──────── MATERIAL

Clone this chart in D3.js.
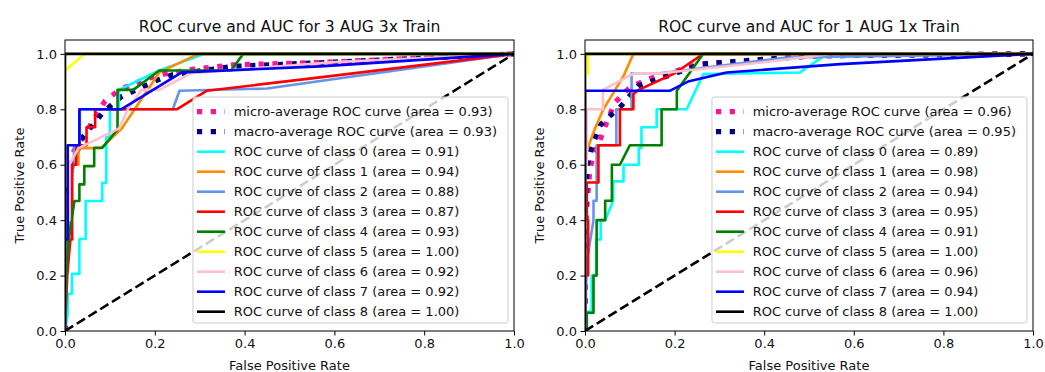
<!DOCTYPE html>
<html>
<head>
<meta charset="utf-8">
<script src="https://cdn.jsdelivr.net/npm/d3@7"></script>
<style>
body { margin: 0; background: #fff; }
text { font-family: "DejaVu Sans", sans-serif; fill: #111; }
</style>
</head>
<body>
<div id="chart"></div>
<script>
// chart values
var titles = ["ROC curve and AUC for 3 AUG 3x Train", "ROC curve and AUC for 1 AUG 1x Train"];
var tickValues = [0, 0.2, 0.4, 0.6, 0.8, 1.0];
var classColors = ["#00ffff", "#ff8c00", "#6495ed", "#ff0000", "#008000", "#ffff00", "#ffc0cb", "#0000ff", "#000000"];
var microColor = "#ff1493", macroColor = "#000080";

var aug3MicroArea = 0.93, aug3MacroArea = 0.93;
var aug3ClassAreas = [0.91, 0.94, 0.88, 0.87, 0.93, 1.00, 0.92, 0.92, 1.00];
var aug1MicroArea = 0.96, aug1MacroArea = 0.95;
var aug1ClassAreas = [0.89, 0.98, 0.94, 0.95, 0.91, 1.00, 0.96, 0.94, 1.00];

// [fpr, tpr] points, 3 AUG 3x
var aug3Micro = [[0,0],[0,0.3],[0.01,0.55],[0.02,0.65],[0.04,0.7],[0.063,0.76],[0.089,0.83],[0.119,0.867],[0.148,0.89],[0.182,0.91],[0.219,0.927],[0.286,0.945],[0.375,0.96],[0.568,0.969],[1,1]];
var aug3Macro = [[0,0],[0,0.3],[0.005,0.5],[0.02,0.62],[0.04,0.7],[0.063,0.745],[0.085,0.79],[0.125,0.845],[0.165,0.875],[0.205,0.905],[0.24,0.925],[0.375,0.955],[0.57,0.968],[1,1]];
var aug3Class0 = [[0,0],[0.006,0.06],[0.006,0.134],[0.0155,0.134],[0.0155,0.206],[0.032,0.206],[0.032,0.332],[0.046,0.332],[0.046,0.469],[0.083,0.469],[0.083,0.535],[0.092,0.535],[0.092,0.70],[0.10,0.70],[0.10,0.80],[0.12,0.80],[0.12,0.87],[0.21,0.94],[0.31,1],[1,1]];
var aug3Class1 = [[0,0],[0,0.33],[0.01,0.33],[0.01,0.6],[0.03,0.6],[0.03,0.66],[0.08,0.66],[0.126,0.73],[0.21,0.933],[0.297,1],[1,1]];
var aug3Class2 = [[0,0],[0.003,0.2],[0.006,0.5],[0.02,0.6],[0.02,0.67],[0.033,0.67],[0.033,0.8],[0.24,0.8],[0.255,0.867],[0.45,0.875],[1,1]];
var aug3Class3 = [[0,0],[0.005,0.2],[0.012,0.33],[0.016,0.33],[0.016,0.6],[0.025,0.6],[0.025,0.67],[0.048,0.67],[0.048,0.735],[0.067,0.735],[0.067,0.8],[0.249,0.8],[0.316,0.867],[0.568,0.915],[1,1]];
var aug3Class4 = [[0,0],[0.003,0.2],[0.008,0.33],[0.021,0.469],[0.032,0.469],[0.032,0.529],[0.043,0.529],[0.043,0.595],[0.065,0.595],[0.065,0.661],[0.083,0.661],[0.117,0.727],[0.117,0.87],[0.152,0.87],[0.21,0.94],[0.37,0.94],[0.397,1],[1,1]];
var aug3Class5 = [[0,0],[0,0.94],[0.044,1],[1,1]];
var aug3Class6 = [[0,0],[0,0.4],[0.01,0.4],[0.01,0.6],[0.03,0.66],[0.12,0.73],[0.14,0.8],[0.17,0.87],[0.21,0.87],[0.28,0.93],[0.6,0.97],[1,1]];
var aug3Class7 = [[0,0],[0,0.33],[0.006,0.33],[0.006,0.67],[0.032,0.67],[0.032,0.8],[0.125,0.8],[0.26,0.933],[0.568,0.955],[1,1]];
var aug3Class8 = [[0,0],[0,1],[1,1]];

// [fpr, tpr] points, 1 AUG 1x
var aug1Micro = [[0,0],[0,0.3],[0.004,0.45],[0.011,0.585],[0.02,0.64],[0.033,0.687],[0.05,0.76],[0.067,0.825],[0.1,0.879],[0.141,0.909],[0.205,0.939],[0.253,0.963],[0.51,0.993],[1,1]];
var aug1Macro = [[0,0],[0,0.35],[0.004,0.59],[0.015,0.663],[0.033,0.741],[0.056,0.777],[0.078,0.807],[0.119,0.885],[0.175,0.915],[0.26,0.963],[0.357,0.975],[0.51,0.993],[1,1]];
var aug1Class0 = [[0,0],[0.004,0.02],[0.004,0.07],[0.015,0.07],[0.015,0.2],[0.025,0.2],[0.025,0.33],[0.035,0.33],[0.035,0.4],[0.045,0.4],[0.063,0.47],[0.063,0.54],[0.086,0.54],[0.086,0.6],[0.12,0.6],[0.12,0.66],[0.126,0.66],[0.126,0.735],[0.16,0.735],[0.16,0.8],[0.227,0.8],[0.264,0.927],[0.48,0.933],[0.54,1],[1,1]];
var aug1Class1 = [[0,0],[0,0.6],[0.004,0.65],[0.022,0.73],[0.041,0.8],[0.06,0.85],[0.086,0.92],[0.108,1],[1,1]];
var aug1Class2 = [[0,0],[0.004,0.25],[0.019,0.4],[0.019,0.47],[0.026,0.47],[0.026,0.67],[0.07,0.67],[0.07,0.8],[0.104,0.8],[0.104,0.93],[0.167,0.93],[0.45,0.987],[1,1]];
var aug1Class3 = [[0,0],[0,0.2],[0.007,0.2],[0.007,0.4],[0.004,0.4],[0.004,0.536],[0.03,0.536],[0.03,0.67],[0.078,0.67],[0.078,0.8],[0.108,0.8],[0.108,0.855],[0.12,0.87],[0.2,0.93],[0.264,1],[1,1]];
var aug1Class4 = [[0,0],[0.004,0],[0.004,0.066],[0.019,0.066],[0.019,0.2],[0.026,0.2],[0.026,0.4],[0.045,0.4],[0.045,0.47],[0.06,0.47],[0.06,0.6],[0.078,0.6],[0.1,0.67],[0.171,0.67],[0.171,0.8],[0.205,0.8],[0.205,0.867],[0.264,1],[1,1]];
var aug1Class5 = [[0,0],[0,0.93],[0.007,0.93],[0.007,1],[1,1]];
var aug1Class6 = [[0,0],[0,0.6],[0.004,0.6],[0.004,0.8],[0.04,0.8],[0.04,0.87],[0.11,0.93],[0.17,0.93],[0.4,0.97],[0.55,1],[1,1]];
var aug1Class7 = [[0,0],[0,0.867],[0.19,0.867],[0.23,0.9],[0.316,0.933],[0.57,0.963],[1,1]];
var aug1Class8 = [[0,0],[0,1],[1,1]];

var aug3Classes = [aug3Class0, aug3Class1, aug3Class2, aug3Class3, aug3Class4, aug3Class5, aug3Class6, aug3Class7, aug3Class8];
var aug1Classes = [aug1Class0, aug1Class1, aug1Class2, aug1Class3, aug1Class4, aug1Class5, aug1Class6, aug1Class7, aug1Class8];

var svg = d3.select("#chart").append("svg")
    .attr("width", 1045)
    .attr("height", 372);

var f2 = d3.format(".2f"), f1 = d3.format(".1f");

function drawPanel(idx, x0, x1, micro, macro, microArea, macroArea, classes, areas) {
    var top = 40, bottom = 331;
    var x = d3.scaleLinear().domain([0, 1]).range([x0, x1]);
    var y = d3.scaleLinear().domain([0, 1.05]).range([bottom, top]);
    var g = svg.append("g");

    g.append("clipPath").attr("id", "clip" + idx)
      .append("rect").attr("x", x0).attr("y", top).attr("width", x1 - x0).attr("height", bottom - top);

    var line = d3.line().x(function(d) { return x(d[0]); }).y(function(d) { return y(d[1]); });
    var plot = g.append("g").attr("clip-path", "url(#clip" + idx + ")");

    // series list: label, data, colour, width, dash
    var series = [
        {label: "micro-average ROC curve (area = " + f2(microArea) + ")", data: micro, color: microColor, w: 5.2, dash: "5.2,8.6"},
        {label: "macro-average ROC curve (area = " + f2(macroArea) + ")", data: macro, color: macroColor, w: 5.2, dash: "5.2,8.6"}
    ];
    classes.forEach(function(c, i) {
        series.push({label: "ROC curve of class " + i + " (area = " + f2(areas[i]) + ")", data: c, color: classColors[i], w: 2.6, dash: null});
    });

    series.forEach(function(s) {
        plot.append("path")
          .attr("d", line(s.data))
          .attr("fill", "none")
          .attr("stroke", s.color)
          .attr("stroke-width", s.w)
          .attr("stroke-linejoin", "round")
          .attr("stroke-dasharray", s.dash);
    });

    // chance line
    plot.append("path")
      .attr("d", line([[0, 0], [1, 1]]))
      .attr("fill", "none")
      .attr("stroke", "#000")
      .attr("stroke-width", 2.6)
      .attr("stroke-dasharray", "9.6,4.2");

    // frame
    g.append("rect")
      .attr("x", x0).attr("y", top).attr("width", x1 - x0).attr("height", bottom - top)
      .attr("fill", "none").attr("stroke", "#000").attr("stroke-width", 1);

    var xAxis = g.append("g").attr("transform", "translate(0," + bottom + ")")
      .call(d3.axisBottom(x).tickValues(tickValues).tickFormat(f1).tickSize(4.5).tickSizeOuter(0).tickPadding(3.5));
    var yAxis = g.append("g").attr("transform", "translate(" + x0 + ",0)")
      .call(d3.axisLeft(y).tickValues(tickValues).tickFormat(f1).tickSize(4.5).tickSizeOuter(0).tickPadding(3.5));
    [xAxis, yAxis].forEach(function(a) {
        a.select(".domain").remove();
        a.selectAll("text").attr("font-size", 13).attr("font-family", "DejaVu Sans").attr("fill", "#111");
        a.selectAll("line").attr("stroke", "#000");
    });

    g.append("text")
      .attr("x", (x0 + x1) / 2).attr("y", 32)
      .attr("text-anchor", "middle").attr("font-size", 15.6)
      .text(titles[idx]);
    g.append("text")
      .attr("x", (x0 + x1) / 2).attr("y", 370)
      .attr("text-anchor", "middle").attr("font-size", 13)
      .text("False Positive Rate");
    g.append("text")
      .attr("transform", "translate(" + (x0 - 41) + "," + ((top + bottom) / 2) + ") rotate(-90)")
      .attr("text-anchor", "middle").attr("font-size", 13)
      .text("True Positive Rate");

    // legend, lower right
    var leg = g.append("g");
    var box = leg.append("rect").attr("rx", 2.6).attr("ry", 2.6)
      .attr("fill", "#fff").attr("fill-opacity", 0.8)
      .attr("stroke", "#cccccc").attr("stroke-width", 1);
    var maxW = 0;
    var rows = leg.selectAll("g.row").data(series).enter().append("g").attr("class", "row");
    rows.append("line")
      .attr("x1", 4).attr("x2", 32)
      .attr("y1", function(d, i) { return 14.7 + i * 20; })
      .attr("y2", function(d, i) { return 14.7 + i * 20; })
      .attr("stroke", function(d) { return d.color; })
      .attr("stroke-width", function(d) { return d.w; })
      .attr("stroke-dasharray", function(d) { return d.dash; });
    rows.append("text")
      .attr("x", 40.7)
      .attr("y", function(d, i) { return 14.7 + i * 20; })
      .attr("dy", "0.35em")
      .attr("font-size", 13)
      .text(function(d) { return d.label; })
      .each(function() { maxW = Math.max(maxW, this.getComputedTextLength()); });
    var bw = 40.7 + maxW + 11, bh = 226;
    box.attr("width", bw).attr("height", bh);
    leg.attr("transform", "translate(" + (x1 - 6 - bw) + "," + (bottom - 8 - bh) + ")");
}

drawPanel(0, 65, 514, aug3Micro, aug3Macro, aug3MicroArea, aug3MacroArea, aug3Classes, aug3ClassAreas);
drawPanel(1, 585, 1033, aug1Micro, aug1Macro, aug1MicroArea, aug1MacroArea, aug1Classes, aug1ClassAreas);
</script>
</body>
</html>
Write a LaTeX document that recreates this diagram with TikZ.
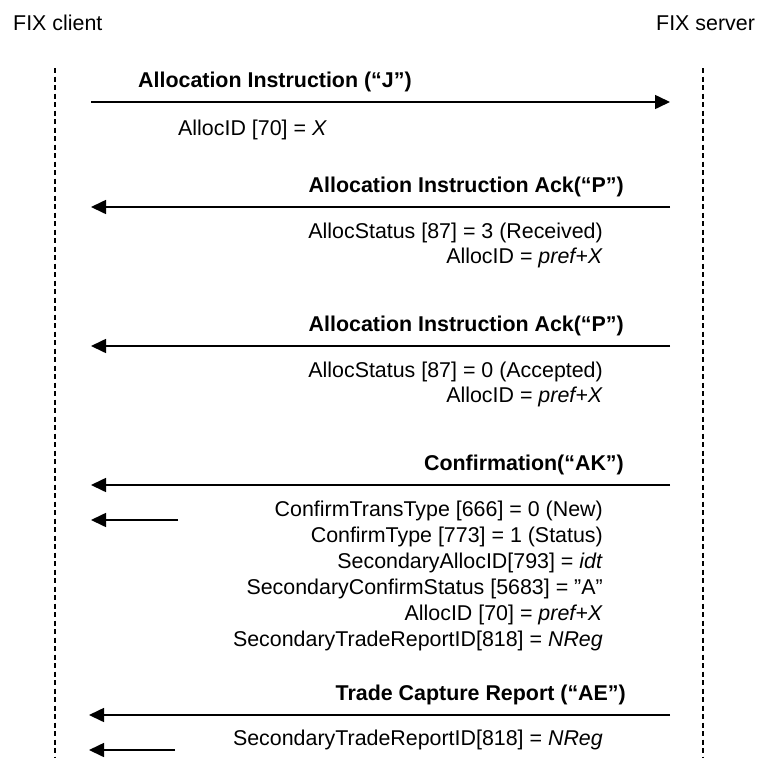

────────────────

WORK REQUIRED: Every line from the top of the material above through the line with "0.96, 0.94, 1.00];" should be duplicated exactly, please; leave out the pictures.

FULL RESPONSE:
Clone this chart in D3.js.
<!DOCTYPE html>
<html>
<head>
<meta charset="utf-8">
<script src="https://cdn.jsdelivr.net/npm/d3@7"></script>
<style>
body { margin: 0; background: #fff; }
text { font-family: "DejaVu Sans", sans-serif; fill: #111; }
</style>
</head>
<body>
<div id="chart"></div>
<script>
// chart values
var titles = ["ROC curve and AUC for 3 AUG 3x Train", "ROC curve and AUC for 1 AUG 1x Train"];
var tickValues = [0, 0.2, 0.4, 0.6, 0.8, 1.0];
var classColors = ["#00ffff", "#ff8c00", "#6495ed", "#ff0000", "#008000", "#ffff00", "#ffc0cb", "#0000ff", "#000000"];
var microColor = "#ff1493", macroColor = "#000080";

var aug3MicroArea = 0.93, aug3MacroArea = 0.93;
var aug3ClassAreas = [0.91, 0.94, 0.88, 0.87, 0.93, 1.00, 0.92, 0.92, 1.00];
var aug1MicroArea = 0.96, aug1MacroArea = 0.95;
var aug1ClassAreas = [0.89, 0.98, 0.94, 0.95, 0.91, 1.00, 0.96, 0.94, 1.00];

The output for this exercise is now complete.